= Xochitl Nevel Guerrero =

American visual artist (born 1954)

Xochitl Nevel Guerrero (born 1954) is a Chicana visual and public artist who specializes in making murals, paintings, gourd decorations, masks, and mosaic/tile art.

== Early life and education ==
Xochitl Nevel Guerrero was born in 1954 in Berkeley, California, but was raised in Oakland. She was the youngest child in her family of six children. Her father, Raymundo "Zala" Nevel, came to the United States from Mexico City as part of the Bracero Program and settled in West Oakland, where he met Nevel Guerrero's mother. He was also a muralist, and it is because of him that Nevel Guerrero became fascinated by art.

Nevel Guerrero had a traumatic experience at the age of eleven that made her contemplate suicide at the age of thirteen. To cope with this, she started making art full of bright colors, changed her name, and began working in the community. She got a summer job around the ages of fourteen and fifteen that allowed her to work with children, where she learned she wanted to create a safe space for others to express themselves in artistic forms.

Nevel-Guerrero joined baile folklórico and learned to play the flute because of her parents' love for music and dancing. Since her father was active in the social movements of the time, she became involved as well. She joined a theater group called El Teatro Triste, where she performed skits that had political or social critiques.

At Laney College, she joined a theater group called El Teatro Calcetin, where she continued to represent and be involved in the community while making statements about current events. Nevel Guerrero became part of the Mujeres Muralistas where she connected culture, environment, and gender into her art.

After Laney College, she transferred to the University of California, Berkeley, dropping out after a year. She took a gap year and enrolled at Cal State East Bay (formerly known as CSU Hayward), where she earned a bachelor's degree.

== Works ==

=== Latino America ===
Latino America was a mural project coordinated by the Mujeres Muralistas in 1974. Together with artists Ester Hernández and others, Nevel Guerrero completed this mural on the Mission Model Cities building in San Francisco, California. She painted much of the maize. Her dreams of a corn goddess inspire her to include corn in many of her works.

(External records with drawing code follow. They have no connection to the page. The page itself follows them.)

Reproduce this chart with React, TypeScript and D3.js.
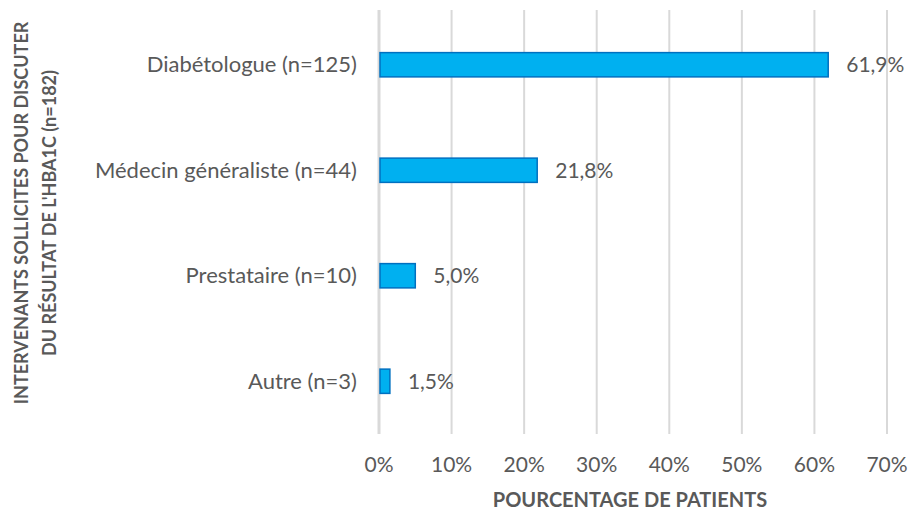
import React, { useEffect, useRef } from 'react';
import * as d3 from 'd3';

const categories = ['Diabétologue (n=125)', 'Médecin généraliste (n=44)', 'Prestataire (n=10)', 'Autre (n=3)'];
const values = [61.9, 21.8, 5.0, 1.5];
const ticks = [0, 10, 20, 30, 40, 50, 60, 70];
const yTitle = ['INTERVENANTS SOLLICITES POUR DISCUTER', "DU RÉSULTAT DE L'HBA1C (n=182)"];
const xTitle = 'POURCENTAGE DE PATIENTS';

const App = () => {
  const svgRef: any = useRef();

  useEffect(() => {
    const width = 909;
    const height = 511;
    const font = 'Lato, "Open Sans", sans-serif';
    const textColor = '#595959';

    const svg = d3.select(svgRef.current)
      .attr('width', width)
      .attr('height', height)
      .style('position', 'absolute')
      .style('left', 0)
      .style('top', 0);
    svg.selectAll('*').remove();

    const x = d3.scaleLinear().domain([0, 70]).range([379, 887]);
    const y = d3.scaleBand().domain(categories).range([12, 434]).paddingInner(0.77).paddingOuter(0.385);

    // gridlines
    svg.append('g')
      .selectAll('line')
      .data(ticks)
      .join('line')
      .attr('x1', d => x(d))
      .attr('x2', d => x(d))
      .attr('y1', 10)
      .attr('y2', 434)
      .attr('stroke', '#d9d9d9')
      .attr('stroke-width', d => (d === 0 ? 3 : 2));

    // bars
    svg.append('g')
      .selectAll('rect')
      .data(values)
      .join('rect')
      .attr('x', x(0) + 1)
      .attr('y', (d, i) => y(categories[i]) as number)
      .attr('width', d => x(d) - x(0) - 1)
      .attr('height', y.bandwidth())
      .attr('fill', '#00b0f0')
      .attr('stroke', '#0070c0')
      .attr('stroke-width', 1.5);

    // value labels
    svg.append('g')
      .selectAll('text')
      .data(values)
      .join('text')
      .attr('x', d => x(d) + 18)
      .attr('y', (d, i) => (y(categories[i]) as number) + y.bandwidth() / 2)
      .attr('dy', '0.35em')
      .attr('font-family', font)
      .attr('font-size', 21)
      .attr('fill', textColor)
      .text(d => d.toFixed(1).replace('.', ',') + '%');

    // category labels
    svg.append('g')
      .selectAll('text')
      .data(categories)
      .join('text')
      .attr('x', 357)
      .attr('y', d => (y(d) as number) + y.bandwidth() / 2)
      .attr('dy', '0.35em')
      .attr('text-anchor', 'end')
      .attr('font-family', font)
      .attr('font-size', 22)
      .attr('fill', textColor)
      .text(d => d);

    // tick labels
    svg.append('g')
      .selectAll('text')
      .data(ticks)
      .join('text')
      .attr('x', d => x(d))
      .attr('y', 465)
      .attr('dy', '0.35em')
      .attr('text-anchor', 'middle')
      .attr('font-family', font)
      .attr('font-size', 21)
      .attr('fill', textColor)
      .text(d => d + '%');

    // x-axis title
    svg.append('text')
      .attr('x', 630)
      .attr('y', 500)
      .attr('dy', '0.35em')
      .attr('text-anchor', 'middle')
      .attr('font-family', font)
      .attr('font-size', 20)
      .attr('font-weight', 'bold')
      .attr('fill', textColor)
      .text(xTitle);

    // y-axis title
    const yt = svg.append('text')
      .attr('transform', 'translate(0, 213) rotate(-90)')
      .attr('text-anchor', 'middle')
      .attr('font-family', font)
      .attr('font-size', 18)
      .attr('font-weight', 'bold')
      .attr('fill', textColor);
    yTitle.forEach((line, i) => {
      yt.append('tspan')
        .attr('x', 0)
        .attr('y', 22 + i * 28)
        .attr('dy', '0.35em')
        .text(line);
    });
  }, []);

  return <svg ref={svgRef}></svg>;
};

export default App;
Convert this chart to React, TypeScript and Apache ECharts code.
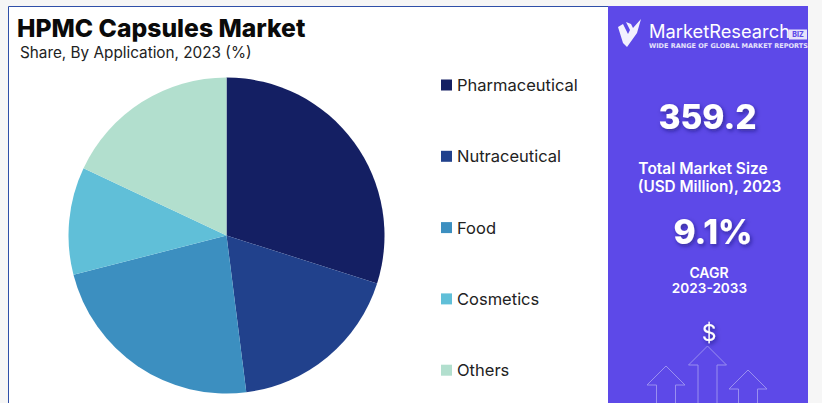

=== La Clínica de la Raza Mural ===
In 1977, Nevel Guerrero and her father painted this mural at the Clínica de la Raza in East Oakland, California. It depicts indigenous peoples and symbols as well as Mexican cultural elements, such as the Virgin of Guadalupe and a curandera healing a man laying face down.

=== Youth of the World, Let's Create a Better World ===
This mural was painted by Xochitl Nevel Guerrero and Crystal Nevel, along with the PLACA group, in 1984. A young man is holding the world in his arms with others around him. Those surrounding him are expressing themselves creatively through painting, breakdancing, and more.